Write out only the lines from the start of the entries up to and including the line with "s=80, edgecolor=blue, linewidth=0, zorder=4, legend=False)"; please skip the pictures.

→ Material shown:
■ ■ ■
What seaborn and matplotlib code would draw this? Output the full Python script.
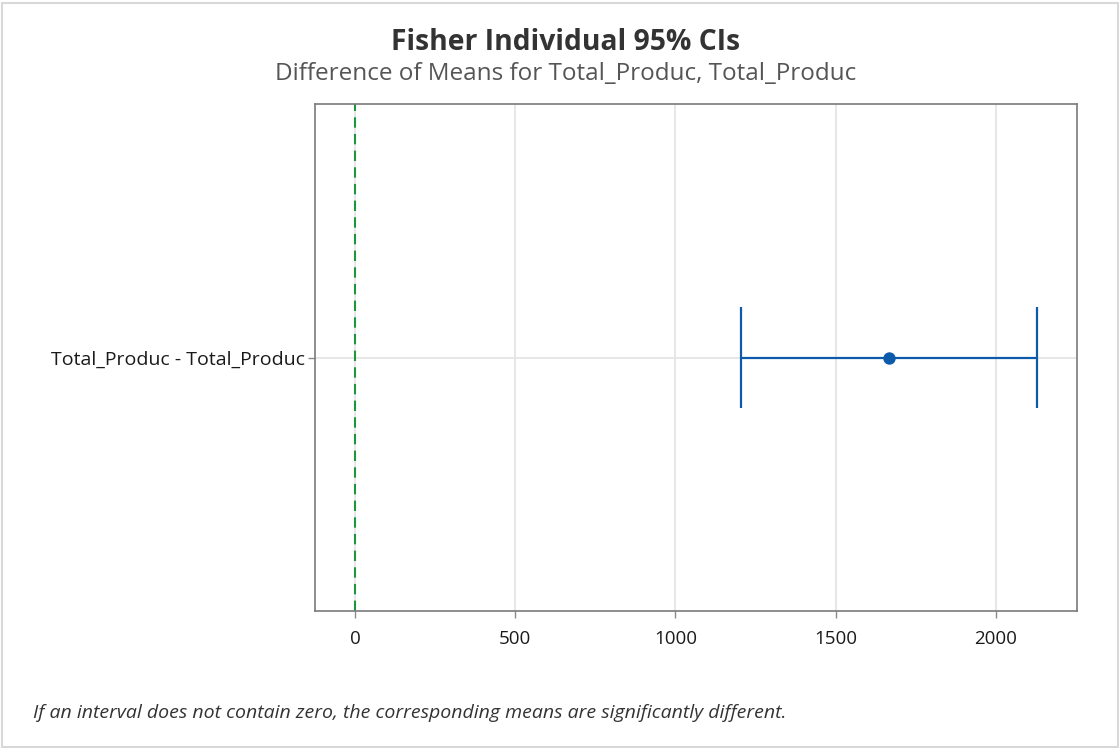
import matplotlib
matplotlib.use("Agg")
import matplotlib.pyplot as plt
import seaborn as sns
import pandas as pd
from matplotlib.patches import Rectangle

# Data
labels = ["Total_Produc - Total_Produc"]
means = [1666]
lower = [1204]
upper = [2128]
xticks = [0, 500, 1000, 1500, 2000]

title = "Fisher Individual 95% CIs"
subtitle = "Difference of Means for Total_Produc, Total_Produc"
footnote = "If an interval does not contain zero, the corresponding means are significantly different."

df = pd.DataFrame({"label": labels, "mean": means, "lower": lower, "upper": upper})

sns.set_theme(style="white")
plt.rcParams["font.family"] = ["Open Sans", "DejaVu Sans"]

fig = plt.figure(figsize=(11.2, 7.48), dpi=100)
ax = fig.add_axes([315/1120, 1-611/748, (1077-315)/1120, (611-104)/748])

blue = "#0B5BAA"
green = "#1E9640"

# interval lines
for i, row in df.iterrows():
    ax.hlines(i, row["lower"], row["upper"], color=blue, lw=1.6, zorder=3)
    ax.vlines([row["lower"], row["upper"]], i - 0.2, i + 0.2, color=blue, lw=1.6, zorder=3)

sns.scatterplot(data=df, x="mean", y=list(range(len(df))), ax=ax, color=blue,
                s=80, edgecolor=blue, linewidth=0, zorder=4, legend=False)

ax.axvline(0, color=green, ls=(0, (5, 3)), lw=1.5, zorder=2)

ax.set_xlim(-125, 2253)
ax.set_ylim(1, -1)
ax.set_xticks(xticks)
ax.set_xticklabels([str(t) for t in xticks], fontsize=13.5, color="#1a1a1a")
ax.set_yticks(range(len(labels)))
ax.set_yticklabels(labels, fontsize=14, color="#1a1a1a")
ax.set_xlabel("")
ax.set_ylabel("")

ax.grid(True, color="#e3e3e3", lw=1.2, zorder=0)
ax.set_axisbelow(True)
for s in ax.spines.values():
    s.set_color("#7a7a7a")
    s.set_linewidth(1.2)
ax.tick_params(axis="x", bottom=True, length=5, width=1, color="#8a8a8a", pad=9)
ax.tick_params(axis="y", left=True, length=5, width=1, color="#8a8a8a", pad=2)

fig.text(566/1120, 1-42/748, title, ha="center", va="center", fontsize=20.3,
         fontweight="bold", color="#333333")
fig.text(566/1120, 1-74/748, subtitle, ha="center", va="center", fontsize=17.5,
         color="#555555")
fig.text(33/1120, 1-713/748, footnote, ha="left", va="center", fontsize=14,
         style="italic", color="#333333")

fig.patches.append(Rectangle((0.002, 0.002), 0.996, 0.994, transform=fig.transFigure,
                             fill=False, edgecolor="#d8d8d8", lw=1.5))

fig.savefig("out.png", dpi=100, facecolor="white")
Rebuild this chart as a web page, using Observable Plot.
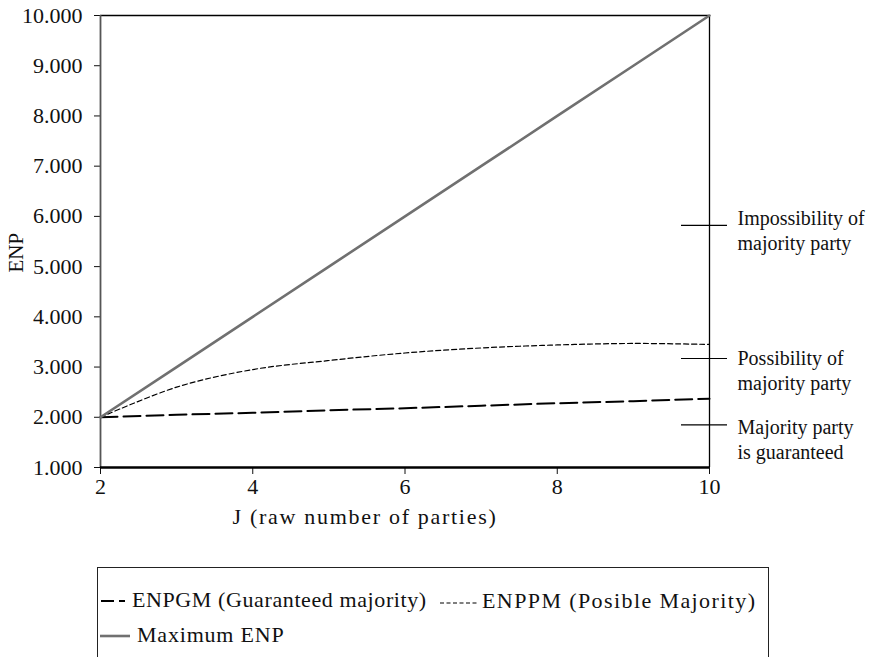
<!DOCTYPE html>
<html>
<head>
<meta charset="utf-8">
<script src="https://cdn.jsdelivr.net/npm/d3@7"></script>
<script src="https://cdn.jsdelivr.net/npm/@observablehq/plot@0.6"></script>
<style>
  body { margin: 0; background: #fff; }
  #wrap { position: relative; width: 871px; height: 657px; overflow: hidden; font-family: "Liberation Serif", serif; color: #111; }
  #wrap svg text { font-family: "Liberation Serif", serif; }
  #legendBox { position: absolute; left: 97px; top: 567px; width: 672px; height: 140px; border: 1.3px solid #222; box-sizing: border-box; }
  .lg { position: absolute; font-size: 22px; line-height: 22px; white-space: nowrap; }
  .sw { position: absolute; }
</style>
</head>
<body>
<div id="wrap"></div>
<script>
// ---- data ----
const J = [2, 3, 4, 5, 6, 7, 8, 9, 10];
const maxENP = [2, 3, 4, 5, 6, 7, 8, 9, 10];
const enpgm = [2.00, 2.05, 2.09, 2.14, 2.18, 2.23, 2.28, 2.32, 2.37];
const enppm = [2.00, 2.60, 2.95, 3.13, 3.28, 3.38, 3.44, 3.47, 3.45];
const xTicks = [2, 4, 6, 8, 10];
const yTicks = [1, 2, 3, 4, 5, 6, 7, 8, 9, 10];
const noteLevels = [5.82, 3.17, 1.85];
const noteLabelY = [5.73, 2.96, 1.57];
const noteLabels = ["Impossibility of\nmajority party", "Possibility of\nmajority party", "Majority party\nis guaranteed"];
const seriesNames = ["ENPGM (Guaranteed majority)", "ENPPM (Posible Majority)", "Maximum ENP"];
const xLabel = "J (raw number of parties)";
const yLabel = "ENP";

const rows = J.map((j, i) => ({j, max: maxENP[i], gm: enpgm[i], pm: enppm[i]}));
const notes = noteLevels.map((v, i) => ({level: v, ly: noteLabelY[i], label: noteLabels[i]}));
const xMin = J[0], xMax = J[J.length - 1];

const chart = Plot.plot({
  width: 871,
  height: 545,
  marginLeft: 100,
  marginRight: 162,
  marginTop: 15,
  marginBottom: 78,
  style: {fontFamily: "'Liberation Serif', serif", fontSize: "22px", color: "#111", background: "white", overflow: "visible"},
  x: {domain: [xMin, xMax], ticks: xTicks, tickSize: 7, tickPadding: 4, label: null, tickFormat: d => String(d)},
  y: {domain: [1, 10], ticks: yTicks, tickSize: 6, tickPadding: 12, label: null, tickFormat: d3.format(".3f")},
  marks: [
    Plot.ruleY([10], {stroke: "#000", strokeWidth: 1.5}),
    Plot.ruleX([xMax], {stroke: "#000", strokeWidth: 1.3}),
    Plot.ruleX([xMin], {stroke: "#555", strokeWidth: 1.8}),
    Plot.ruleY(notes, {y: "level", x1: () => xMax, x2: () => xMax, insetLeft: -28, insetRight: -18, stroke: "#000", strokeWidth: 1.2}),
    Plot.text(notes, {y: "ly", text: "label", frameAnchor: "right", dx: 28, textAnchor: "start", lineAnchor: "middle", fontSize: 20, lineHeight: 1.25, fill: "#111"}),
    Plot.line(rows, {x: "j", y: "gm", stroke: "#000", strokeWidth: 2, strokeDasharray: "17,6"}),
    Plot.line(rows, {x: "j", y: "pm", stroke: "#000", strokeWidth: 1.2, strokeDasharray: "5,3", curve: "catmull-rom"}),
    Plot.line(rows, {x: "j", y: "max", stroke: "#707070", strokeWidth: 2.6}),
    Plot.ruleY([1], {stroke: "#000", strokeWidth: 2.6}),
    Plot.text([yLabel], {frameAnchor: "left", dx: -84, dy: 31, rotate: -90, fontSize: 21, fill: "#111"}),
    Plot.text([xLabel], {frameAnchor: "bottom", dx: -40, dy: 56, fontSize: 22, fill: "#111"})
  ]
});

d3.select(chart).selectAll("text").filter(function() { return this.textContent === xLabel; }).attr("letter-spacing", "1.7");

const wrap = document.getElementById("wrap");
wrap.appendChild(chart);

// ---- legend (HTML below the SVG) ----
const box = document.createElement("div");
box.id = "legendBox";
wrap.appendChild(box);

function swatch(left, top, w, stroke, width, dash) {
  const s = d3.create("svg").attr("class", "sw").attr("width", w).attr("height", 10)
    .style("left", left + "px").style("top", (top - 5) + "px");
  s.append("line").attr("x1", 0).attr("x2", w).attr("y1", 5).attr("y2", 5)
    .attr("stroke", stroke).attr("stroke-width", width).attr("stroke-dasharray", dash || null);
  wrap.appendChild(s.node());
}
function label(left, cy, txt, spacing) {
  const d = document.createElement("div");
  d.className = "lg";
  d.style.left = left + "px";
  d.style.top = (cy - 11) + "px";
  d.style.letterSpacing = spacing + "px";
  d.textContent = txt;
  wrap.appendChild(d);
}
swatch(101, 601, 24, "#000", 2, "13,5");
label(132, 600, seriesNames[0], 0.6);
swatch(440, 603, 38, "#000", 1.2, "4,2.5");
label(482, 601, seriesNames[1], 1.4);
swatch(100, 636, 30, "#707070", 2.6);
label(137, 635, seriesNames[2], 0.8);
</script>
</body>
</html>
■ ■ ■
→ Solution below:
What seaborn and matplotlib code would draw this? Output the full Python script.
import matplotlib
matplotlib.use("Agg")
import matplotlib.pyplot as plt
import seaborn as sns
import pandas as pd
from matplotlib.patches import Rectangle

# Data
labels = ["Total_Produc - Total_Produc"]
means = [1666]
lower = [1204]
upper = [2128]
xticks = [0, 500, 1000, 1500, 2000]

title = "Fisher Individual 95% CIs"
subtitle = "Difference of Means for Total_Produc, Total_Produc"
footnote = "If an interval does not contain zero, the corresponding means are significantly different."

df = pd.DataFrame({"label": labels, "mean": means, "lower": lower, "upper": upper})

sns.set_theme(style="white")
plt.rcParams["font.family"] = ["Open Sans", "DejaVu Sans"]

fig = plt.figure(figsize=(11.2, 7.48), dpi=100)
ax = fig.add_axes([315/1120, 1-611/748, (1077-315)/1120, (611-104)/748])

blue = "#0B5BAA"
green = "#1E9640"

# interval lines
for i, row in df.iterrows():
    ax.hlines(i, row["lower"], row["upper"], color=blue, lw=1.6, zorder=3)
    ax.vlines([row["lower"], row["upper"]], i - 0.2, i + 0.2, color=blue, lw=1.6, zorder=3)

sns.scatterplot(data=df, x="mean", y=list(range(len(df))), ax=ax, color=blue,
                s=80, edgecolor=blue, linewidth=0, zorder=4, legend=False)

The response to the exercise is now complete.